In asking for a prison sentence, Assistant United States Attorney Matthew Diggs noted that PARSONS “engaged in sexually related online conversations with not one, but at least two purported minors in the span of less than a year....Parsons’ conduct is predatory. Not only did he engage these two purported minors in sexual discussion, but he masturbated via webcam with the intent that at least one of the purported minors view the activity; he sent obscene material to both subjects, and child pornography to one of them. Rather than keep his addiction and his perversions to himself, the defendant sought to exert control over two thirteen-year-old girls for his own sexual gratification.”

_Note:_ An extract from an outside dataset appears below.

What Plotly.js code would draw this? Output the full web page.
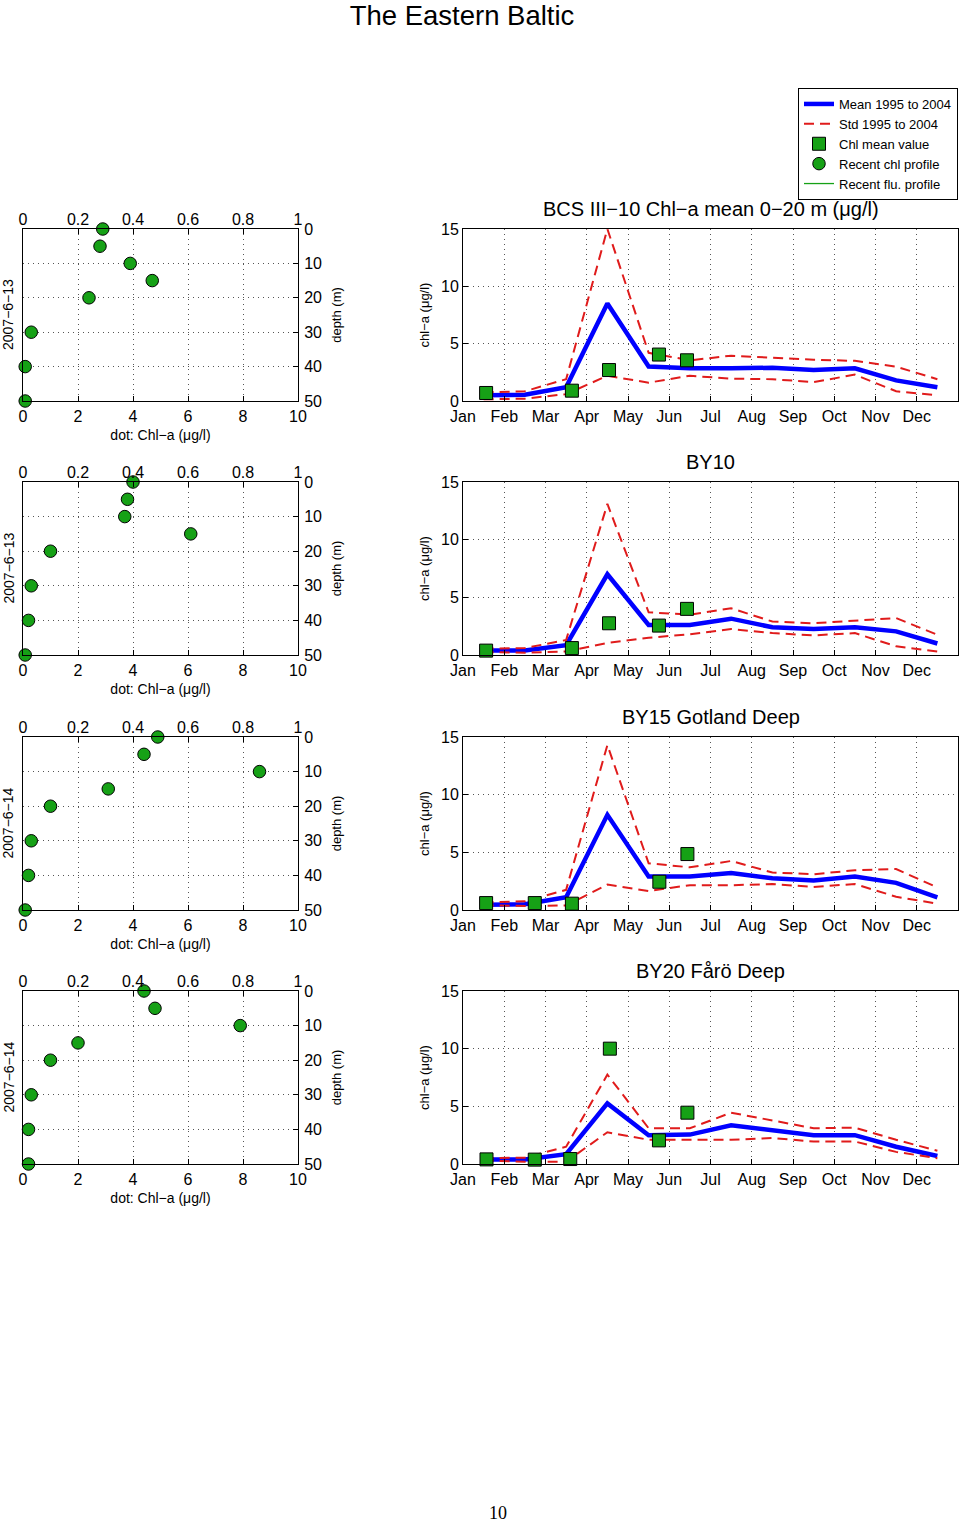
<!DOCTYPE html>
<html>
<head>
<meta charset="utf-8">
<script src="https://cdn.plot.ly/plotly-3.0.1.min.js"></script>
<style>
html,body{margin:0;padding:0;background:#fff;overflow:hidden;}
#chart{width:960px;height:1523px;}
</style>
</head>
<body>
<div id="chart"></div>
<script>
// ---------------- DATA ----------------
const monthNames = ["Jan","Feb","Mar","Apr","May","Jun","Jul","Aug","Sep","Oct","Nov","Dec"];
const monthTicks = [1,2,3,4,5,6,7,8,9,10,11,12];
const monthMid = [1.5,2.5,3.5,4.5,5.5,6.5,7.5,8.5,9.5,10.5,11.5,12.5];

const stationTitles = ["BCS III\u221210 Chl\u2212a mean 0\u221220 m (\u03bcg/l)", "BY10", "BY15 Gotland Deep", "BY20 F\u00e5r\u00f6 Deep"];
const profileDates = ["2007\u22126\u221213", "2007\u22126\u221213", "2007\u22126\u221214", "2007\u22126\u221214"];

// Mean 1995 to 2004
const meanBCS  = [0.5, 0.55, 1.2, 8.5, 3.0, 2.85, 2.85, 2.9, 2.7, 2.85, 1.8, 1.2];
const meanBY10 = [0.4, 0.4, 0.85, 7.0, 2.6, 2.6, 3.15, 2.4, 2.25, 2.4, 2.05, 1.0];
const meanBY15 = [0.45, 0.5, 1.1, 8.25, 2.9, 2.9, 3.2, 2.75, 2.55, 2.9, 2.35, 1.1];
const meanBY20 = [0.38, 0.4, 0.85, 5.25, 2.5, 2.55, 3.35, 2.95, 2.5, 2.5, 1.5, 0.7];

// Std 1995 to 2004 (upper / lower)
const upperBCS  = [0.75, 0.85, 1.9, 15.0, 4.2, 3.55, 3.95, 3.75, 3.6, 3.5, 3.0, 1.9];
const lowerBCS  = [0.15, 0.2, 0.6, 2.2, 1.6, 2.2, 1.95, 1.9, 1.65, 2.3, 0.85, 0.5];
const upperBY10 = [0.55, 0.6, 1.3, 13.1, 3.7, 3.5, 4.05, 2.9, 2.75, 3.0, 3.2, 1.75];
const lowerBY10 = [0.25, 0.2, 0.3, 1.05, 1.5, 1.8, 2.25, 1.9, 1.7, 1.9, 0.75, 0.3];
const upperBY15 = [0.65, 0.75, 1.75, 14.3, 4.05, 3.7, 4.25, 3.25, 3.1, 3.45, 3.55, 1.95];
const lowerBY15 = [0.4, 0.35, 0.4, 2.2, 1.65, 2.15, 2.15, 2.25, 2.0, 2.25, 1.15, 0.55];
const upperBY20 = [0.5, 0.55, 1.5, 7.75, 3.1, 3.1, 4.45, 3.75, 3.1, 3.15, 2.1, 1.15];
const lowerBY20 = [0.3, 0.2, 0.2, 2.75, 2.1, 2.1, 2.1, 2.25, 1.95, 1.95, 1.05, 0.5];

// Chl mean value (sample times in month units)
const sampleTimeBCS  = [1.56, 3.64, 4.54, 5.75, 6.43];
const sampleChlBCS   = [0.7, 0.9, 2.7, 4.05, 3.55];
const sampleTimeBY10 = [1.56, 3.64, 4.54, 5.75, 6.43];
const sampleChlBY10  = [0.38, 0.6, 2.75, 2.55, 4.0];
const sampleTimeBY15 = [1.56, 2.74, 3.64, 5.76, 6.44];
const sampleChlBY15  = [0.6, 0.6, 0.55, 2.45, 4.85];
const sampleTimeBY20 = [1.57, 2.74, 3.6, 4.56, 5.75, 6.44];
const sampleChlBY20  = [0.4, 0.38, 0.43, 10.0, 2.05, 4.45];

// Recent chl profiles
const depths = [0, 5, 10, 15, 20, 30, 40, 50];
const profBCS  = [2.9, 2.8, 3.9, 4.7, 2.4, 0.3, 0.08, 0.08];
const profBY10 = [4.0, 3.8, 3.7, 6.1, 1.0, 0.3, 0.2, 0.08];
const profBY15 = [4.9, 4.4, 8.6, 3.1, 1.0, 0.3, 0.2, 0.08];
const profBY20 = [4.4, 4.8, 7.9, 2.0, 1.0, 0.3, 0.2, 0.2];

// Recent flu. profile (no values drawn in this figure)
const fluValues = [null];
const fluDepths = [null];

const means   = [meanBCS, meanBY10, meanBY15, meanBY20];
const uppers  = [upperBCS, upperBY10, upperBY15, upperBY20];
const lowers  = [lowerBCS, lowerBY10, lowerBY15, lowerBY20];
const sTimes  = [sampleTimeBCS, sampleTimeBY10, sampleTimeBY15, sampleTimeBY20];
const sChl    = [sampleChlBCS, sampleChlBY10, sampleChlBY15, sampleChlBY20];
const profs   = [profBCS, profBY10, profBY15, profBY20];

// ---------------- LAYOUT ----------------
const W = 960, H = 1523;
const FONT = "Liberation Sans, Arial, Helvetica, sans-serif";
const rowsPx = [[229,401],[482,655],[737,910],[991,1164]];
const profPx = [23,298];
const tsPx = [463,958];

const BLUE = "#0000ff", RED = "#e01b1b", GREEN = "#16a116";
const gridStyle = {showgrid:true, gridcolor:"#555", gridwidth:1, griddash:"1px,4px", zeroline:false};
const boxStyle = {showline:true, linecolor:"#000", linewidth:1, mirror:true, ticks:"inside", ticklen:5, tickcolor:"#000",
                  automargin:false, tickfont:{family:FONT,size:16,color:"#000"}};

function xn(n){return n===1?"xaxis":"xaxis"+n;}
function yn(n){return n===1?"yaxis":"yaxis"+n;}
function xr(n){return n===1?"x":"x"+n;}
function yr(n){return n===1?"y":"y"+n;}

const layout = {
  width: W, height: H,
  margin: {l:0, r:0, t:0, b:0, autoexpand:false},
  paper_bgcolor: "#fff", plot_bgcolor: "#fff",
  font: {family: FONT, color: "#000"},
  showlegend: true,
  title: {text: "The Eastern Baltic", x: 462/W, xanchor: "center", y: 1 - 15/H, yanchor: "middle", yref: "paper",
          font: {family: FONT, size: 27.5, color: "#000"}},
  legend: {x: 958/W, y: 1 - 88/H, xanchor: "right", yanchor: "top", bgcolor: "#fff", bordercolor: "#000", borderwidth: 1,
           font: {family: FONT, size: 13, color: "#000"}, tracegroupgap: 0, itemwidth: 30},
  annotations: [],
};

const traces = [];

for (let r = 0; r < 4; r++) {
  const [top, bot] = rowsPx[r];
  const yDom = [1 - bot/H, 1 - top/H];
  const nxP = 3*r+1, nxT = 3*r+2, nxS = 3*r+3;
  const nyP = 2*r+1, nyS = 2*r+2;

  // profile bottom axis
  layout[xn(nxP)] = Object.assign({}, gridStyle, boxStyle, {
    domain: [profPx[0]/W, profPx[1]/W], anchor: yr(nyP), side: "bottom",
    range: [0, 10], dtick: 2, tick0: 0, ticklabelstandoff: 1,
    title: {text: "dot: Chl\u2212a (\u03bcg/l)", font: {family: FONT, size: 14, color: "#000"}, standoff: 5}
  });
  // profile top axis (fluorescence)
  layout[xn(nxT)] = {
    overlaying: xr(nxP), anchor: yr(nyP), side: "top",
    range: [0, 1], dtick: 0.2, tick0: 0, showgrid: false, zeroline: false, showline: false,
    ticks: "inside", ticklen: 5, tickcolor: "#000", automargin: false,
    tickfont: {family: FONT, size: 16, color: "#000"}
  };
  // profile depth axis
  layout[yn(nyP)] = Object.assign({}, gridStyle, boxStyle, {
    domain: yDom, anchor: xr(nxP), side: "right",
    range: [50, 0], dtick: 10, tick0: 0, ticklabelstandoff: 2,
    title: {text: "depth (m)", font: {family: FONT, size: 13, color: "#000"}, standoff: 10}
  });
  // time series axes
  layout[xn(nxS)] = Object.assign({}, gridStyle, boxStyle, {
    domain: [tsPx[0]/W, tsPx[1]/W], anchor: yr(nyS), side: "bottom",
    range: [1, 13], tickmode: "array", tickvals: monthTicks, ticktext: monthNames, ticklabelstandoff: 1
  });
  layout[yn(nyS)] = Object.assign({}, gridStyle, boxStyle, {
    domain: yDom, anchor: xr(nxS), side: "left",
    range: [0, 15], dtick: 5, tick0: 0,
    title: {text: "chl\u2212a (\u03bcg/l)", font: {family: FONT, size: 13, color: "#000"}, standoff: 8}
  });

  const first = (r === 0);
  traces.push({type:"scatter", mode:"lines", x: monthMid, y: means[r], xaxis: xr(nxS), yaxis: yr(nyS),
               name: "Mean 1995 to 2004", showlegend: first, line: {color: BLUE, width: 4.5}});
  traces.push({type:"scatter", mode:"lines", x: monthMid, y: uppers[r], xaxis: xr(nxS), yaxis: yr(nyS),
               name: "Std 1995 to 2004", showlegend: first, line: {color: RED, width: 2, dash: "10px,6px"}});
  traces.push({type:"scatter", mode:"lines", x: monthMid, y: lowers[r], xaxis: xr(nxS), yaxis: yr(nyS),
               name: "Std 1995 to 2004", showlegend: false, line: {color: RED, width: 2, dash: "10px,6px"}});
  traces.push({type:"scatter", mode:"markers", x: sTimes[r], y: sChl[r], xaxis: xr(nxS), yaxis: yr(nyS),
               name: "Chl mean value", showlegend: first, cliponaxis: false,
               marker: {symbol: "square", size: 13, color: GREEN, line: {color: "#000", width: 1}}});
  traces.push({type:"scatter", mode:"markers", x: profs[r], y: depths, xaxis: xr(nxP), yaxis: yr(nyP),
               name: "Recent chl profile", showlegend: first, cliponaxis: false,
               marker: {symbol: "circle", size: 12.5, color: GREEN, line: {color: "#000", width: 1}}});
  traces.push({type:"scatter", mode:"lines", x: fluValues, y: fluDepths, xaxis: xr(nxT), yaxis: yr(nyP),
               name: "Recent flu. profile", showlegend: first, line: {color: GREEN, width: 1.3}});

  // station title
  layout.annotations.push({text: stationTitles[r], xref: "paper", yref: "paper",
    x: (tsPx[0]+tsPx[1])/2/W, y: 1 - (top - 20)/H, xanchor: "center", yanchor: "middle", showarrow: false,
    font: {family: FONT, size: 20, color: "#000"}});
  // profile date label
  layout.annotations.push({text: profileDates[r], xref: "paper", yref: "paper",
    x: 8/W, y: 1 - ((top+bot)/2)/H, xanchor: "center", yanchor: "middle", textangle: -90, showarrow: false,
    font: {family: FONT, size: 14, color: "#000"}});
}

// page number
layout.annotations.push({text: "10", xref: "paper", yref: "paper", x: 498/W, y: 1 - 1513/H,
  xanchor: "center", yanchor: "middle", showarrow: false,
  font: {family: "Liberation Serif, Times New Roman, serif", size: 18, color: "#000"}});

Plotly.newPlot("chart", traces, layout, {displayModeBar: false, staticPlot: true});
</script>
</body>
</html>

This case is being brought as part of Project Safe Childhood. In February 2006, the U.S. Department of Justice launched Project Safe Childhood, a nationwide initiative designed to protect children from online exploitation and abuse. Led by the United States Attorneys Offices, Project Safe Childhood marshals federal, state and local resources to better locate, apprehend, and prosecute individuals who exploit children via the Internet, as well as identify and rescue victims. For more information about Project Safe Childhood, please visit www.projectsafechildhood.gov/.

This case was investigated by the Federal Bureau of Investigation (FBI), U.S. Immigration and Customs Enforcement (ICE) and the Cook County Illinois Sheriff’s Department. The case was prosecuted by Assistant United States Attorney Matthew Diggs.